This is the only reason given by the Bombay High Court for the position that it is open to the Land Acquisition Court to go into the question as to the competency of the award. In the case of a reference under Section 18 it is not the application of the party which gives jurisdiction to the Civil Court, but it is the reference made by the Land Acquisition Officer. An application may be given and the reference may not be made. Consequently if the application was not validly made, then it will only indicate that the reference was made without adequate grounds. But that will not make it any the less a reference which would give the Court jurisdiction to enquire into the question referred to. I do not think that the observations of the Privy Council in Nusserwanjee Pestonjee v. Meer Mynoodeen Khan Wullud Meer Sunderoodeen Khan Bahadur (1855) 6 M.I.A. 134 referred to in In re the Land Acquisition Act I.L.R.(1905) 30 Bom. 275 can be taken as authority for the position that it will be open to the Land Acquisition Court to go into the regularity or validity of the application on which the reference is made by the Collector. In Secretary of State for India in Council v. Bhagwan Prasad I.L.R.(1929) All. 96 a Bench of the Allahabad High Court held that the Court to which a reference has been made by the Collector on an application under Section 18 of the Land Acquisition Act has no jurisdiction to go behind the reference in order to scrutinise its regularity and cannot enter into the question whether the application in pursuance of which it was made was within limitation or not. In re the Land Acquisition Act 2 and Sukhbir Singh v. Secretary of State for India in Council I.L.R.(1926) All. 212 were cited before that Bench and were not followed. The case Sukhbir Singh v. Secretary of State for India in Council I.L.R.(1926) All. 212 was distinguished on the ground that in that case the Collector had not been asked to make the reference at all and he made the reference on the assumption that a reference had been required. It was also pointed out that the claimants, not having ever asked the Collector to make a reference, could but with ill grace say that the Judge was bound to hear the reference, and that the learned Judges did not consider what authority the District Judge had to consider the propriety of the Collector's act which alone gave the Judge jurisdiction. At page 107 it is pointed out,

Section 20 of the same Act provides that the Court shall, on receipt of the reference, cause a notice, specifying a day on which the Court will proceed to determine the objections and directing their appearance before the Court on that day, to be served on the applicants. Reading the two sections together, I am clearly of opinion that the Court has no alternative but to act on the reference made by the Collector. The provisions of Section 20 are mandatory, and the Court has no power to scrutinize the regularity of the proceedings before the Collector or the correctness of the view taken by the Collector, of the question of limitation relating to the application which moved him to make the reference. It was the province of the Collector alone to decide for himself whether he should make the reference or refuse to do so. If he decides the question of limitation one way or the other, the Act does not allow an appeal against his decision to the District Judge, the High Court or any other superior authority. If the Collector refuses to make a reference, holding that the application made to him for such reference had been made beyond the period of limitation prescribed, it is obvious that the aggrieved person, the owner whose land was acquired, could not have challenged his view before any tribunal. The Secretary of State, likewise, cannot question its correctness, if on the question of limitation the Collector's view is adverse to him and if he makes a reference to the Court. The functions which the Collector performs under the Land Acquisition Act are administrative and not judicial : Ezra v. Secretary of State I.L.R.(1905) Cal. 605. I am, therefore, of opinion that the Court cannot go behind the reference to ascertain whether the applications in pursuance of which it was made were within limitation or otherwise, and consequently into the question whether the Collector should or should not have made the reference which he did.

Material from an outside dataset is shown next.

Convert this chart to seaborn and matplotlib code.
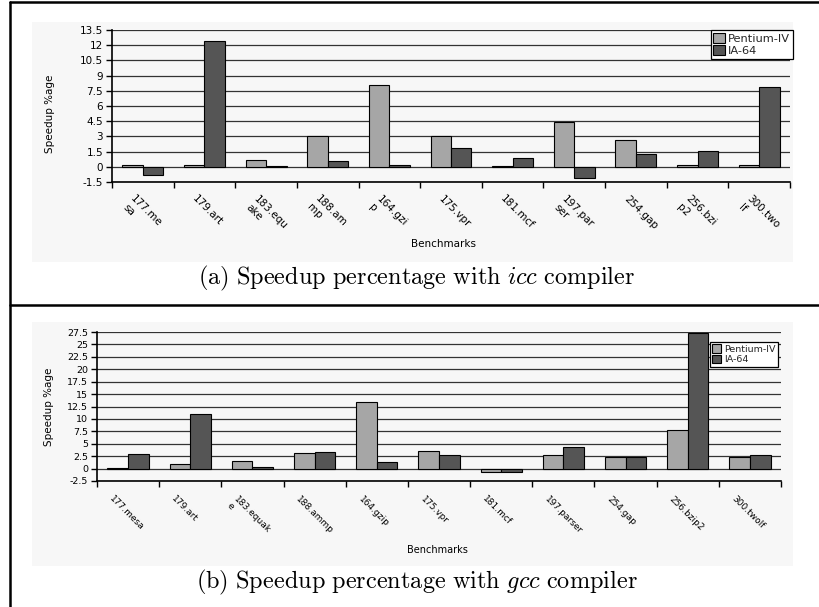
import numpy as np
import pandas as pd
import matplotlib
matplotlib.use('Agg')
import matplotlib.pyplot as plt
import seaborn as sns
from matplotlib.patches import Patch, Rectangle
from matplotlib.lines import Line2D
from matplotlib.transforms import ScaledTranslation

# ---------------- data ----------------
benchmarks = ["177.mesa", "179.art", "183.equake", "188.ammp", "164.gzip", "175.vpr",
              "181.mcf", "197.parser", "254.gap", "256.bzip2", "300.twolf"]
icc_labels = ["177.me\nsa", "179.art", "183.equ\nake", "188.am\nmp", "164.gzi\np", "175.vpr",
              "181.mcf", "197.par\nser", "254.gap", "256.bzi\np2", "300.two\nlf"]
gcc_labels = ["177.mesa", "179.art", "183.equak\ne", "188.ammp", "164.gzip", "175.vpr",
              "181.mcf", "197.parser", "254.gap", "256.bzip2", "300.twolf"]
series = ["Pentium-IV", "IA-64"]

icc_pentium = [0.22, 0.2, 0.72, 3.0, 8.1, 3.0, 0.03, 4.47, 2.6, 0.16, 0.16]
icc_ia64 = [-0.76, 12.4, 0.03, 0.62, 0.2, 1.87, 0.89, -1.12, 1.22, 1.51, 7.86]
gcc_pentium = [0.2, 0.94, 1.6, 3.2, 13.5, 3.5, -0.6, 2.75, 2.4, 7.85, 2.4]
gcc_ia64 = [2.9, 11.07, 0.27, 3.35, 1.34, 2.7, -0.6, 4.43, 2.3, 27.2, 2.75]

caption_a = r'$\mathrm{(a)\ Speedup\ percentage\ with\ }\mathit{icc}\mathrm{\ compiler}$'
caption_b = r'$\mathrm{(b)\ Speedup\ percentage\ with\ }\mathit{gcc}\mathrm{\ compiler}$'

# ---------------- style ----------------
sns.set_theme(style='white')
plt.rcParams['font.family'] = ['DejaVu Sans']
plt.rcParams['mathtext.fontset'] = 'cm'

c_p = '#a6a6a6'
c_ia = '#555555'

W, H = 819, 607
fig = plt.figure(figsize=(W / 100, H / 100), dpi=100)
fig.patch.set_facecolor('white')


def fx(px):
    return px / W


def fy(py):
    return 1 - py / H


# light chart backgrounds
for (x0, y0, x1, y1) in [(32, 22, 793, 262), (32, 322, 793, 566)]:
    fig.add_artist(Rectangle((fx(x0), fy(y1)), fx(x1) - fx(x0), fy(y0) - fy(y1),
                             transform=fig.transFigure, facecolor='#f7f7f7',
                             edgecolor='none', zorder=-5))


def panel(box, labels, p, ia, ylim, step, fs_y, fs_x, lab_dx, lab_pad,
          leg_anchor, leg_fs, ylab_xy):
    x0, y0, x1, y1 = box
    ax = fig.add_axes([fx(x0), fy(y1), fx(x1) - fx(x0), fy(y0) - fy(y1)])
    n = len(benchmarks)
    df = pd.DataFrame({
        'benchmark': benchmarks * 2,
        'series': [series[0]] * n + [series[1]] * n,
        'value': list(p) + list(ia),
    })
    sns.barplot(data=df, x='benchmark', y='value', hue='series', hue_order=series,
                palette=[c_p, c_ia], edgecolor='black', linewidth=0.8, width=0.665,
                gap=0, saturation=1, legend=False, errorbar=None, ax=ax)
    ax.set_facecolor('none')
    ax.set_xlim(-0.5, n - 0.5)
    ax.set_ylim(*ylim)
    yt = np.arange(ylim[0], ylim[1] + step / 2, step)
    ax.set_yticks(yt)
    ax.set_yticklabels([f'{v:g}' for v in yt])
    ax.yaxis.grid(True, color='#333333', linewidth=0.9)
    ax.xaxis.grid(False)
    ax.set_axisbelow(True)
    ax.set_xticks(np.arange(n))
    ax.set_xticklabels(labels, rotation=-45, ha='left', va='top',
                       rotation_mode='anchor', fontsize=fs_x)
    ax.set_xticks(np.arange(n + 1) - 0.5, minor=True)
    ax.tick_params(axis='x', which='major', length=0, pad=lab_pad, bottom=True)
    ax.tick_params(axis='x', which='minor', length=4.5, width=1, color='black',
                   direction='out', bottom=True)
    ax.tick_params(axis='y', length=4.5, width=1, color='black', direction='out',
                   left=True, pad=2, labelsize=fs_y, labelcolor='black')
    for s in ['top', 'right']:
        ax.spines[s].set_visible(False)
    for s in ['left', 'bottom']:
        ax.spines[s].set_color('black')
        ax.spines[s].set_linewidth(1.2)
    off = ScaledTranslation(lab_dx / 100, 0, fig.dpi_scale_trans)
    for lbl in ax.get_xticklabels():
        lbl.set_transform(lbl.get_transform() + off)
        lbl.set_color('black')
    ax.set_xlabel('')
    ax.set_ylabel('Speedup %age', fontsize=7.5, color='black')
    ax.yaxis.set_label_coords(*ylab_xy)
    handles = [Patch(facecolor=c_p, edgecolor='black', linewidth=0.8, label=series[0]),
               Patch(facecolor=c_ia, edgecolor='black', linewidth=0.8, label=series[1])]
    leg = ax.legend(handles=handles, loc='upper right',
                    bbox_to_anchor=(fx(leg_anchor[0]), fy(leg_anchor[1])),
                    bbox_transform=fig.transFigure, borderaxespad=0, fancybox=False,
                    framealpha=1, edgecolor='black', fontsize=leg_fs,
                    handlelength=1.0, handleheight=1.0, handletextpad=0.3,
                    labelspacing=0.1, borderpad=0.25)
    leg.get_frame().set_linewidth(0.9)
    return ax


panel((112, 30, 790, 182), icc_labels, icc_pentium, icc_ia64, (-1.5, 13.5), 1.5,
      7.5, 7.5, -7, 8.5, (793, 30), 8.2, (-0.084, 0.45))
panel((97, 332, 781, 481), gcc_labels, gcc_pentium, gcc_ia64, (-2.5, 27.5), 2.5,
      6.8, 6.5, -14, 9.5, (778, 342), 6.8, (-0.063, 0.5))

fig.text(fx(443), fy(244), 'Benchmarks', fontsize=7.5, ha='center', va='center', color='black')
fig.text(fx(437), fy(550), 'Benchmarks', fontsize=7.0, ha='center', va='center', color='black')

fig.text(fx(417), fy(278), caption_a, ha='center', va='center', fontsize=17.5, color='black')
fig.text(fx(417), fy(582), caption_b, ha='center', va='center', fontsize=17.5, color='black')

# panel borders
lw = 1.8
fig.add_artist(Line2D([fx(9.5), fx(9.5)], [fy(1.5), 0], transform=fig.transFigure,
                      color='black', lw=lw))
fig.add_artist(Line2D([fx(9.5), 1], [fy(1.8), fy(1.8)], transform=fig.transFigure,
                      color='black', lw=lw))
fig.add_artist(Line2D([fx(9.5), 1], [fy(304.5), fy(304.5)], transform=fig.transFigure,
                      color='black', lw=lw))

fig.savefig('out.png', dpi=100)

This decision was followed by the Allahabad High Court in Secretary of State v. Bhagwan : AIR1932All597 . Their Lordships observed as follows:

The ' Court' does not sit on appeal over the Collector and the Act does not give any authority 1.0 the ' Court,' either in express terms or by implication, to go behind the reference and to see whether the Collector acted rightly or wrongly. It is the province of the Collector alone to decide for himself whether he should make the reference or refuse to do so.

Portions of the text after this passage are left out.